> **Information provided**

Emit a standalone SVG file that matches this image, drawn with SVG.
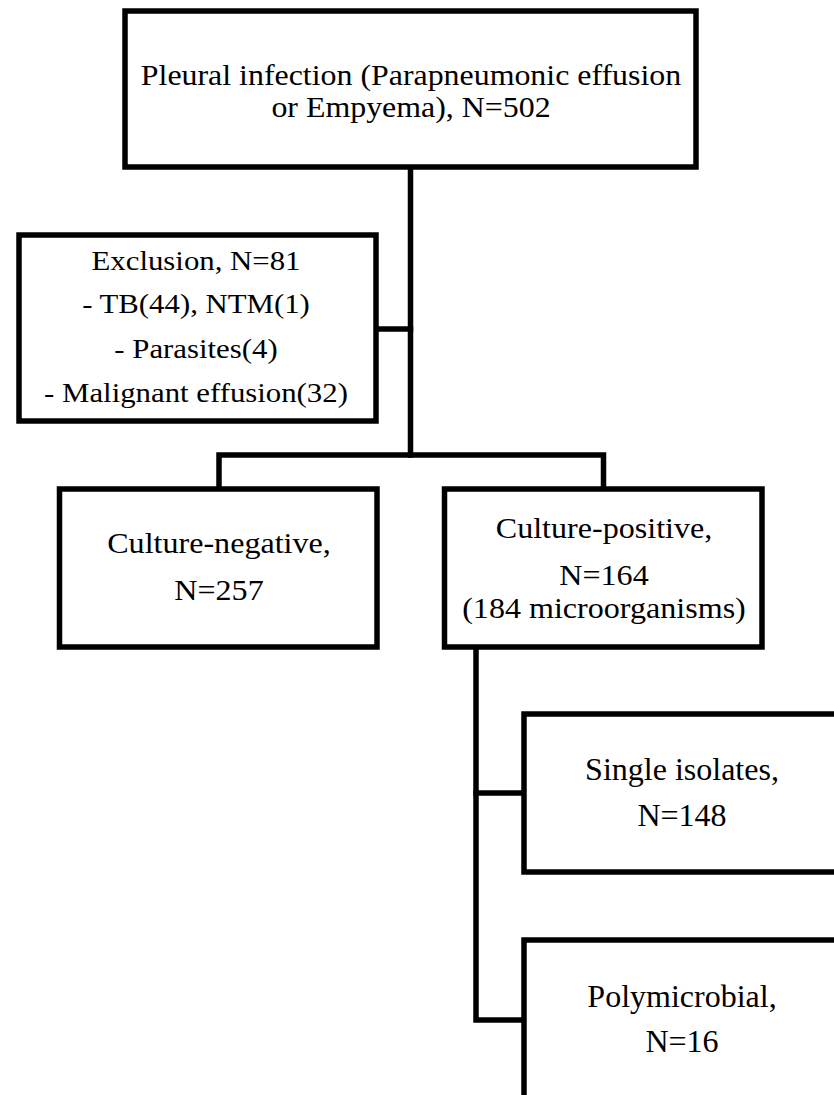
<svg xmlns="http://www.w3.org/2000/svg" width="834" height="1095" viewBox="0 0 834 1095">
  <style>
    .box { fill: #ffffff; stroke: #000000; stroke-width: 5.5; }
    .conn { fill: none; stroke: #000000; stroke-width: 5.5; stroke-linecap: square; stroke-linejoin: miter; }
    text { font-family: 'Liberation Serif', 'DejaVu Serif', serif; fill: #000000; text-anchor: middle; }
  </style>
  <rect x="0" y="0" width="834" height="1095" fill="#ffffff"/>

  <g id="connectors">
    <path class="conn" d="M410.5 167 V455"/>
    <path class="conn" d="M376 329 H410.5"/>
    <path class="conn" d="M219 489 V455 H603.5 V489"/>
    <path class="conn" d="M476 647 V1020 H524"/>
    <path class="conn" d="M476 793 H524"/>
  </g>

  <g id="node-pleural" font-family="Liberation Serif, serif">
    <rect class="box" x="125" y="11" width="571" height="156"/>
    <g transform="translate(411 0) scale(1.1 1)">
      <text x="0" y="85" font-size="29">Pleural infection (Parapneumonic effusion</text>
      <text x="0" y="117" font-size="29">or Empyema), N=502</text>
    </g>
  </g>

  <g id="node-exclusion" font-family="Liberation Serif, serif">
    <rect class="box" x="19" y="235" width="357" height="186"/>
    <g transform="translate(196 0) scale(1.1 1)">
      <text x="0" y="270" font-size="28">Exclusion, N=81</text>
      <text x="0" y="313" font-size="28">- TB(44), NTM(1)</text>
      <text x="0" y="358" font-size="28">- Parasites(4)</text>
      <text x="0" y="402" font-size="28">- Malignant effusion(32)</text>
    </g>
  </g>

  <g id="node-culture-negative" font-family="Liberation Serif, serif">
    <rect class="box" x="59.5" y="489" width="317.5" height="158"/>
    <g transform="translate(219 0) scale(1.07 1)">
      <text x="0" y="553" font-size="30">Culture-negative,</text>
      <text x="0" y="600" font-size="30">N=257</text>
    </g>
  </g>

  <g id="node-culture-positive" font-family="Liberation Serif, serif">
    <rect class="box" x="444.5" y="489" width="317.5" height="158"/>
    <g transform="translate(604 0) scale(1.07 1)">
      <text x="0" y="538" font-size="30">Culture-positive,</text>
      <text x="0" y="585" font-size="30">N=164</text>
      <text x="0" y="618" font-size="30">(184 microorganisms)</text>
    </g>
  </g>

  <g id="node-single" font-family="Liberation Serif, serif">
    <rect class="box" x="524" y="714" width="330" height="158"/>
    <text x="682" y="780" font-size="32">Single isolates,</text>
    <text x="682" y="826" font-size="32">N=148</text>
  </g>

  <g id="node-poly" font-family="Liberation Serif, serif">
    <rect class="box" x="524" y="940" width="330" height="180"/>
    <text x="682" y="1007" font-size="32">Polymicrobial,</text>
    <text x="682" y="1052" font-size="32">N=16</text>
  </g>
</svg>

> **Instructions for the task**
Your copy of the data above should match it exactly, except that pictures are left out.

> **Result of this exercise**
Emit a standalone SVG file that matches this image, drawn with SVG.
<svg xmlns="http://www.w3.org/2000/svg" width="834" height="1095" viewBox="0 0 834 1095">
  <style>
    .box { fill: #ffffff; stroke: #000000; stroke-width: 5.5; }
    .conn { fill: none; stroke: #000000; stroke-width: 5.5; stroke-linecap: square; stroke-linejoin: miter; }
    text { font-family: 'Liberation Serif', 'DejaVu Serif', serif; fill: #000000; text-anchor: middle; }
  </style>
  <rect x="0" y="0" width="834" height="1095" fill="#ffffff"/>

  <g id="connectors">
    <path class="conn" d="M410.5 167 V455"/>
    <path class="conn" d="M376 329 H410.5"/>
    <path class="conn" d="M219 489 V455 H603.5 V489"/>
    <path class="conn" d="M476 647 V1020 H524"/>
    <path class="conn" d="M476 793 H524"/>
  </g>

  <g id="node-pleural" font-family="Liberation Serif, serif">
    <rect class="box" x="125" y="11" width="571" height="156"/>
    <g transform="translate(411 0) scale(1.1 1)">
      <text x="0" y="85" font-size="29">Pleural infection (Parapneumonic effusion</text>
      <text x="0" y="117" font-size="29">or Empyema), N=502</text>
    </g>
  </g>

  <g id="node-exclusion" font-family="Liberation Serif, serif">
    <rect class="box" x="19" y="235" width="357" height="186"/>
    <g transform="translate(196 0) scale(1.1 1)">
      <text x="0" y="270" font-size="28">Exclusion, N=81</text>
      <text x="0" y="313" font-size="28">- TB(44), NTM(1)</text>
      <text x="0" y="358" font-size="28">- Parasites(4)</text>
      <text x="0" y="402" font-size="28">- Malignant effusion(32)</text>
    </g>
  </g>

  <g id="node-culture-negative" font-family="Liberation Serif, serif">
    <rect class="box" x="59.5" y="489" width="317.5" height="158"/>
    <g transform="translate(219 0) scale(1.07 1)">
      <text x="0" y="553" font-size="30">Culture-negative,</text>
      <text x="0" y="600" font-size="30">N=257</text>
    </g>
  </g>

  <g id="node-culture-positive" font-family="Liberation Serif, serif">
    <rect class="box" x="444.5" y="489" width="317.5" height="158"/>
    <g transform="translate(604 0) scale(1.07 1)">
      <text x="0" y="538" font-size="30">Culture-positive,</text>
      <text x="0" y="585" font-size="30">N=164</text>
      <text x="0" y="618" font-size="30">(184 microorganisms)</text>
    </g>
  </g>

  <g id="node-single" font-family="Liberation Serif, serif">
    <rect class="box" x="524" y="714" width="330" height="158"/>
    <text x="682" y="780" font-size="32">Single isolates,</text>
    <text x="682" y="826" font-size="32">N=148</text>
  </g>

  <g id="node-poly" font-family="Liberation Serif, serif">
    <rect class="box" x="524" y="940" width="330" height="180"/>
    <text x="682" y="1007" font-size="32">Polymicrobial,</text>
    <text x="682" y="1052" font-size="32">N=16</text>
  </g>
</svg>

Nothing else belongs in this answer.